Las evidencias históricas y otras, como las fotografías de Jesús Abad Colorado y Natalia Botero, fueron señalando que aquella operación, en la que hubo desaparecidos, muertos, heridos, detenidos, capturas arbitrarias, fue en alianza del ejército con el paramilitarismo, en particular con el Bloque Cacique Nutibara.
“La operación Orión es otra diáfana muestra de este entramado de relaciones, pues constituyó una operación concertada entre el Ejército Nacional al mando del General Mario Montoya Uribe, la Policía Nacional al mando del General Leonardo Gallego Castrillón y el Bloque Cacique Nutibara, al mando de Diego Fernando Murillo Bejarano”, según una sentencia del Tribunal Superior de Medellín.
Después de 22 años, La Escombrera, en la que desde hace tiempos se dijo que habían arrojado a detenidos en la citada operación, y también a gentes que nada tenían que ver con las partes en conflicto, comienza a mostrar en sus entrañas que sí hubo desaparecidos, que las madres de algunos de ellos, que siempre han estado con la esperanza viva y la palabra activa, tenían razón y no eran ningunas “locas”, como las señalaron desalmados dirigentes politiqueros.
“El día que la tierra colombiana empiece a vomitar sus muertos, esto quizá pueda cambiar”, dijo en una entrevista José Saramago, en 2007. Y aunque los muertos de La Escombrera están bien muertos, el hallazgo de sus restos ya es una revelación, una luz, quizá una epifanía que anuncia que algún día habrá de impartirse justicia y los culpables de tantas ignominias deberán pagar sus crímenes.
Es inaudito cómo el presidente de entonces sale ahora a hacer campaña electoral en torno a La Escombrera, en una acción que lo hunde más en el fango del oprobio.
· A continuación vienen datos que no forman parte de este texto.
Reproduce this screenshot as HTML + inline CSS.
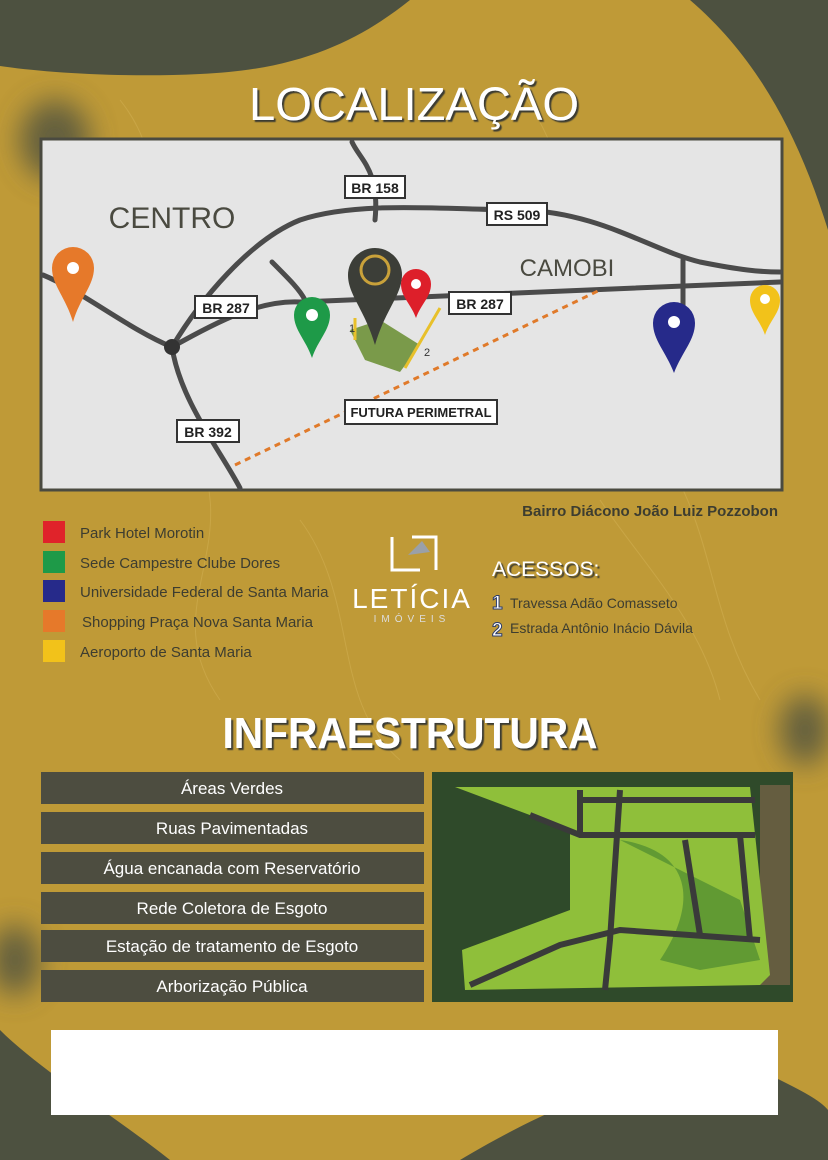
<!DOCTYPE html>
<html><head><meta charset="utf-8"><style>
body{margin:0;width:828px;height:1160px;overflow:hidden;background:#bf9a37;}
svg{display:block}
text{font-family:"Liberation Sans",sans-serif}
</style></head><body>
<svg width="828" height="1160" viewBox="0 0 828 1160" xmlns="http://www.w3.org/2000/svg">
<defs>
<filter id="bl" x="-100%" y="-100%" width="300%" height="300%"><feGaussianBlur stdDeviation="14"/></filter>
<filter id="sh"><feDropShadow dx="2" dy="2" stdDeviation="0.5" flood-color="#3a3a30"/></filter>
</defs>
<rect width="828" height="1160" fill="#bf9a37"/>
<g fill="none" stroke="#d4b256" stroke-width="1" opacity="0.5">
<path d="M120 100 C200 200 100 300 180 420 S150 600 220 700"/>
<path d="M520 90 C600 200 560 320 640 420 S700 600 760 700"/>
<path d="M300 520 C360 600 330 700 400 760"/>
<path d="M600 500 C640 560 700 620 720 700"/>
</g>
<path d="M0 0 L410 0 C360 40 300 70 200 74 C120 78 40 72 0 66 Z" fill="#4d5140"/>
<path d="M690 0 L828 0 L828 230 C800 140 760 60 690 0 Z" fill="#4d5140"/>
<ellipse cx="55" cy="140" rx="35" ry="40" fill="#4d5140" filter="url(#bl)" opacity="0.8"/>
<ellipse cx="805" cy="730" rx="25" ry="35" fill="#4d5140" filter="url(#bl)" opacity="0.8"/>
<ellipse cx="15" cy="960" rx="25" ry="35" fill="#4d5140" filter="url(#bl)" opacity="0.8"/>
<path d="M0 1030 C40 1070 120 1120 170 1160 L0 1160 Z" fill="#4d5140"/>
<path d="M460 1160 C560 1100 700 1040 780 1080 C800 1090 820 1100 828 1110 L828 1160 Z" fill="#4d5140"/>
<text x="414" y="120" text-anchor="middle" font-size="46" fill="#fff" filter="url(#sh)" textLength="330" lengthAdjust="spacingAndGlyphs">LOCALIZAÇÃO</text>
<rect x="41" y="139" width="741" height="351" fill="#e5e5e5" stroke="#4a4a40" stroke-width="3"/>
<g fill="none" stroke="#4b4b4b" stroke-width="5" stroke-linecap="round">
<path d="M43 275 C80 290 130 330 172 347 C220 320 260 300 300 302 L780 282"/>
<path d="M172 347 C180 400 220 450 240 488"/>
<path d="M172 347 C200 300 250 240 300 220 C360 200 450 210 520 210 C600 212 650 250 700 262 C740 270 760 272 780 272"/>
<path d="M352 142 C360 160 380 170 375 220"/>
<path d="M272 262 C290 280 300 290 305 300"/>
<path d="M683 260 L683 305"/>
</g>
<circle cx="172" cy="347" r="8" fill="#333"/>
<path d="M235 465 L600 290" stroke="#e07a2a" stroke-width="3" stroke-dasharray="6 5" fill="none"/>
<g font-size="14" font-weight="bold" fill="#222" text-anchor="middle">
<rect x="345" y="176" width="60" height="22" fill="#fff" stroke="#333" stroke-width="2"/><text x="375" y="193">BR 158</text>
<rect x="487" y="203" width="60" height="22" fill="#fff" stroke="#333" stroke-width="2"/><text x="517" y="220">RS 509</text>
<rect x="195" y="296" width="62" height="22" fill="#fff" stroke="#333" stroke-width="2"/><text x="226" y="313">BR 287</text>
<rect x="449" y="292" width="62" height="22" fill="#fff" stroke="#333" stroke-width="2"/><text x="480" y="309">BR 287</text>
<rect x="177" y="420" width="62" height="22" fill="#fff" stroke="#333" stroke-width="2"/><text x="208" y="437">BR 392</text>
<rect x="345" y="400" width="152" height="24" fill="#fff" stroke="#333" stroke-width="2"/><text x="421" y="417" font-size="13">FUTURA PERIMETRAL</text>
</g>
<text x="172" y="228" font-size="30" fill="#4a4a40" text-anchor="middle">CENTRO</text>
<text x="567" y="276" font-size="24" fill="#4a4a40" text-anchor="middle">CAMOBI</text>
<path d="M350 330 L380 320 L420 345 L400 372 L365 360 Z" fill="#7a9a4a"/>
<path d="M355 318 L355 340 M440 308 L405 368" stroke="#e8c02a" stroke-width="3" fill="none"/>
<text x="349" y="332" font-size="11" fill="#333">1</text>
<text x="424" y="356" font-size="11" fill="#333">2</text>
<g>
<path d="M348 275 A27 27 0 1 1 402 275 C402 295 385 310 375 345 C365 310 348 295 348 275 Z" fill="#3c3e38"/>
<circle cx="375" cy="270" r="14" fill="none" stroke="#c9a13a" stroke-width="3"/>
<path d="M52 268 A21 21 0 1 1 94 268 C94 285 80 298 73 322 C66 298 52 285 52 268Z" fill="#e6792a"/><circle cx="73" cy="268" r="6" fill="#fff"/>
<path d="M294 315 A18 18 0 1 1 330 315 C330 330 318 340 312 358 C306 340 294 330 294 315Z" fill="#1e9a48"/><circle cx="312" cy="315" r="6" fill="#fff"/>
<path d="M401 284 A15 15 0 1 1 431 284 C431 297 421 304 416 318 C411 304 401 297 401 284Z" fill="#dd1f2a"/><circle cx="416" cy="284" r="5" fill="#fff"/>
<path d="M653 323 A21 21 0 1 1 695 323 C695 340 682 352 674 373 C666 352 653 340 653 323Z" fill="#262a8a"/><circle cx="674" cy="322" r="6" fill="#fff"/>
<path d="M750 300 A15 15 0 1 1 780 300 C780 313 770 320 765 335 C760 320 750 313 750 300Z" fill="#f2c21a"/><circle cx="765" cy="299" r="5" fill="#fff"/>
</g>
<text x="778" y="516" font-size="15" fill="#3d3d30" text-anchor="end" font-weight="bold">Bairro Diácono João Luiz Pozzobon</text>
<g font-size="15" fill="#3d3d30">
<rect x="43" y="521" width="22" height="22" fill="#e0232a"/><text x="80" y="538">Park Hotel Morotin</text>
<rect x="43" y="551" width="22" height="22" fill="#1e9a48"/><text x="80" y="568">Sede Campestre Clube Dores</text>
<rect x="43" y="580" width="22" height="22" fill="#262a8a"/><text x="80" y="597">Universidade Federal de Santa Maria</text>
<rect x="43" y="610" width="22" height="22" fill="#e6792a"/><text x="82" y="627">Shopping Praça Nova Santa Maria</text>
<rect x="43" y="640" width="22" height="22" fill="#f2c21a"/><text x="80" y="657">Aeroporto de Santa Maria</text>
</g>
<path d="M392 537 L392 570 L420 570 M412 537 L436 537 L436 570" stroke="#fff" stroke-width="3" fill="none"/>
<path d="M408 555 L422 541 L430 552 Z" fill="#9aa0a8"/>
<text x="412" y="608" font-size="28" fill="#fff" text-anchor="middle" letter-spacing="2">LETÍCIA</text>
<text x="412" y="622" font-size="10" fill="#ddd" text-anchor="middle" letter-spacing="5">IMÓVEIS</text>
<text x="492" y="576" font-size="21" fill="#fff" filter="url(#sh)">ACESSOS:</text>
<g font-size="14" fill="#3d3d30">
<text x="492" y="609" font-size="19" font-weight="bold" fill="#fff" stroke="#2a3a6a" stroke-width="1">1</text><text x="510" y="608">Travessa Adão Comasseto</text>
<text x="492" y="636" font-size="19" font-weight="bold" fill="#fff" stroke="#2a3a6a" stroke-width="1">2</text><text x="510" y="633">Estrada Antônio Inácio Dávila</text>
</g>
<text x="410" y="748" font-size="44" fill="#fff" text-anchor="middle" filter="url(#sh)" textLength="375" lengthAdjust="spacingAndGlyphs" font-weight="bold">INFRAESTRUTURA</text>
<g fill="#4d4d40">
<rect x="41" y="772" width="383" height="32"/><rect x="41" y="812" width="383" height="32"/>
<rect x="41" y="852" width="383" height="32"/><rect x="41" y="892" width="383" height="32"/>
<rect x="41" y="930" width="383" height="32"/><rect x="41" y="970" width="383" height="32"/>
</g>
<g font-size="17" fill="#fff" text-anchor="middle">
<text x="232" y="794">Áreas Verdes</text><text x="232" y="834">Ruas Pavimentadas</text>
<text x="232" y="874">Água encanada com Reservatório</text><text x="232" y="914">Rede Coletora de Esgoto</text>
<text x="232" y="952">Estação de tratamento de Esgoto</text><text x="232" y="992">Arborização Pública</text>
</g>
<rect x="432" y="772" width="361" height="230" fill="#2f4a2a"/>
<rect x="760" y="785" width="30" height="200" fill="#8a6a50" opacity="0.6"/>
<path d="M455 787 L750 787 L770 975 L760 985 L465 990 L462 950 L570 910 L570 830 Z" fill="#8fbf3a"/>
<path d="M620 840 C690 850 700 900 660 960 L700 970 L760 960 L740 900 Z" fill="#4d8a30" opacity="0.7"/>
<g stroke="#3a3a3a" stroke-width="6" fill="none">
<path d="M530 815 L580 835 L755 835"/><path d="M580 800 L755 800"/>
<path d="M620 790 L610 940 L605 990"/><path d="M685 840 L700 935"/><path d="M740 835 L750 940"/>
<path d="M470 985 L560 945 L620 930 L760 940"/><path d="M580 790 L580 835"/>
</g>
<rect x="51" y="1030" width="727" height="85" fill="#fff"/>
</svg>
</body></html>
Él, que se ufana de haber dado la orden, no podrá ocultar que en aquella operación hubo no solo anomalías sino todo un criminal proyecto de exterminio y violación de derechos humanos.
Hubo un paramilitar, Fabio Orión, del Bloque Cacique Nutibara, encargado, en los principios de este siglo, de eliminar milicianos y otros sujetos en la zona nororiental de Medellín. En el aire sigue flotando una pregunta: ¿qué tuvo que ver ese nombre con el de la Operación Orión?